Good son/bad son stories are perhaps a little easier to understand.  But somewhere in this story Jesus seems to expect us to see ourselves.  Somewhere.   Or perhaps everywhere.

 I remember thinking one time—I saw this $100,000 recreational vehicle rolling down the interstate, a smiling silver-haired couple sitting in the front.  And on the back, a bumper sticker: we’re spending our children’s inheritance.  Just thinking to myself, with a little bit of a smile, I wonder what the kids think when they see that.  I’m sure all smiles and hugs on the outside.  Hi mom!  Hi dad!  Great to see you!  Tell us about your latest trip . . . .  But deep down.  I wonder.  In any event, it would certainly be understandable if they didn’t sigh inwardly from time to time.  The way Martin Luther described Man’s sinful nature.  Incurvatus in se.  The human being “turned in on himself.”  The refrain of what is really important at the end of the day: I, me, mine; I, me, mine; I, me, mine.

And through the whole story, of course, the story of the Two Bad Sons, there is the Good Father, who doesn’t just wait for either one of them.  Who is generous even when he knows the score with the younger son, and rushes out the door and down the road to reach him as he is returning.  Who doesn’t condemn or punish, but who goes out to the older son, who is out sulking in his self-pity.  Comforting, embracing, forgiving.  Inviting both sons to come to the table and to feast at his banquet of celebration.  To know his love. 

Hold that image in your mind.  For all you’re worth, hold that image in your mind.

So just to note that before this story, in the first half of this 15th chapter of Luke, there is this whole series of parables:  the parable of the Lost Sheep, of the Good Shepherd who leaves 99 in search of the one wanderer.  Probably not the favorite story of the insurance agent who wrote the policy on the flock.  “You left all ninety-nine in order to find just one?”  But Jesus says, “I tell you that in the same way there will be more rejoicing in heaven over one sinner who repents than over ninety-nine righteous persons who do not need to repent.”  And the parable of the lost coin, the woman who turns her house upside down to search for that coin and then, when she finds it, throws a big party to celebrate, with a catering bill ten times the value of the coin she has just found.

And then the Parable of the Two Bad Brothers, and the Parable of the Father who goes out for them.  While they are still bad.  Before they've apologized.  He goes out to them.  Hold that image in your mind.

Turns out that from the Father’s point of view there aren't good sons and bad sons.  Simply his sons.  His dear children.  Whom he loves.  For whom he will do everything he can, whatever it takes, to bring them home.  Go the extra mile.  Go two extra miles.  Leave the flock and run after the lost.  Turn the house upside down.  Climb up on a Cross, if that’s what it’s going to take. That’s the kind of Father we’re talking about here.  The kind that  doesn't give up on us, no matter how far away we go.
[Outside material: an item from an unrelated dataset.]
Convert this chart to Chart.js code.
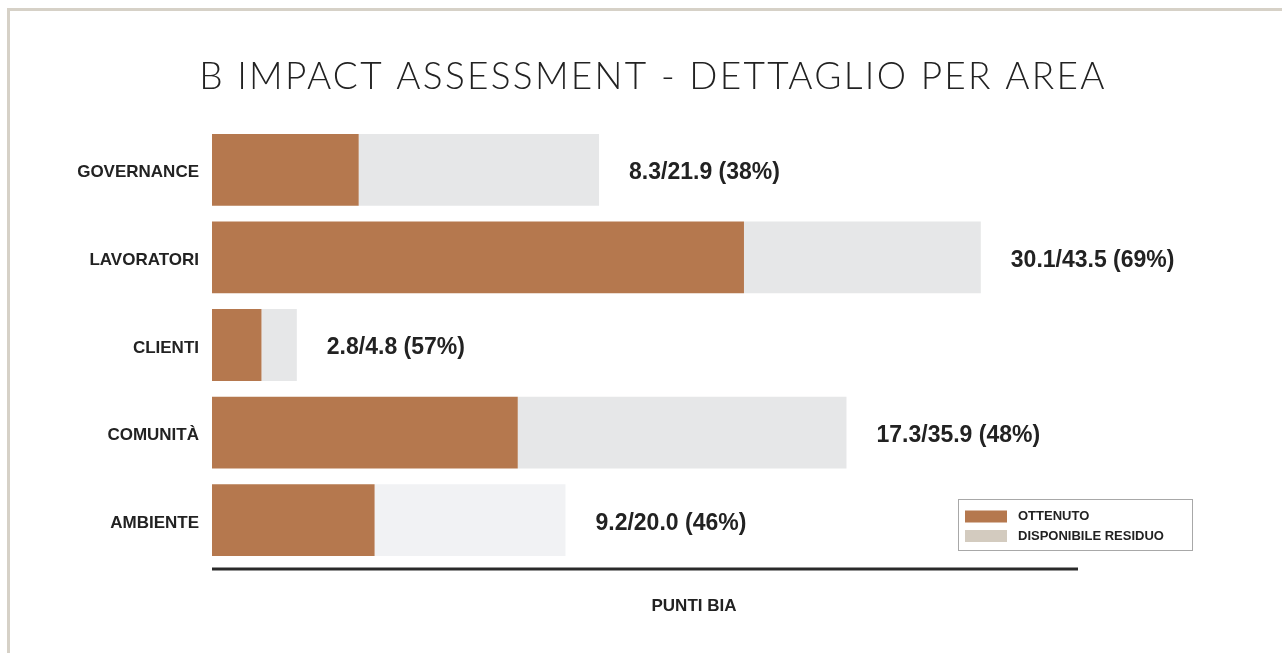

I read this somewhere the other day, and I think in a very simple way it points us to the bottom line of this Parable of the Two Bad Sons.  Which is to get the right point in focus, of Parable of the Father.  When we arrive at heaven’s gate and St. Peter meets us with the great register recording all our life, and asks us, “why do you believe you should deserve to enter the Paradise of God,” if our answer begins, “because I . . .,” then truly we are lost.  “Because I . . . .”    In any case we will have missed the point of this Lenten journey, and our path once again this year to Jerusalem and Holy Week and Good Friday.  Not “because I,” but “because he . . . .”

Continuing this Lent, and to hold this parable in our view for a time. Sin, Judgment, Repentance, Reconciliation.  Let me see if I can see myself in this picture.  As St. Paul says, “while we were yet sinners, Christ died for us.”  If he was going to wait for us to come around first, it was going to be a long wait.  We love him, because he first loved us. 

Walk in love, as Christ loved us and gave himself for us, an offering and a sacrifice to God.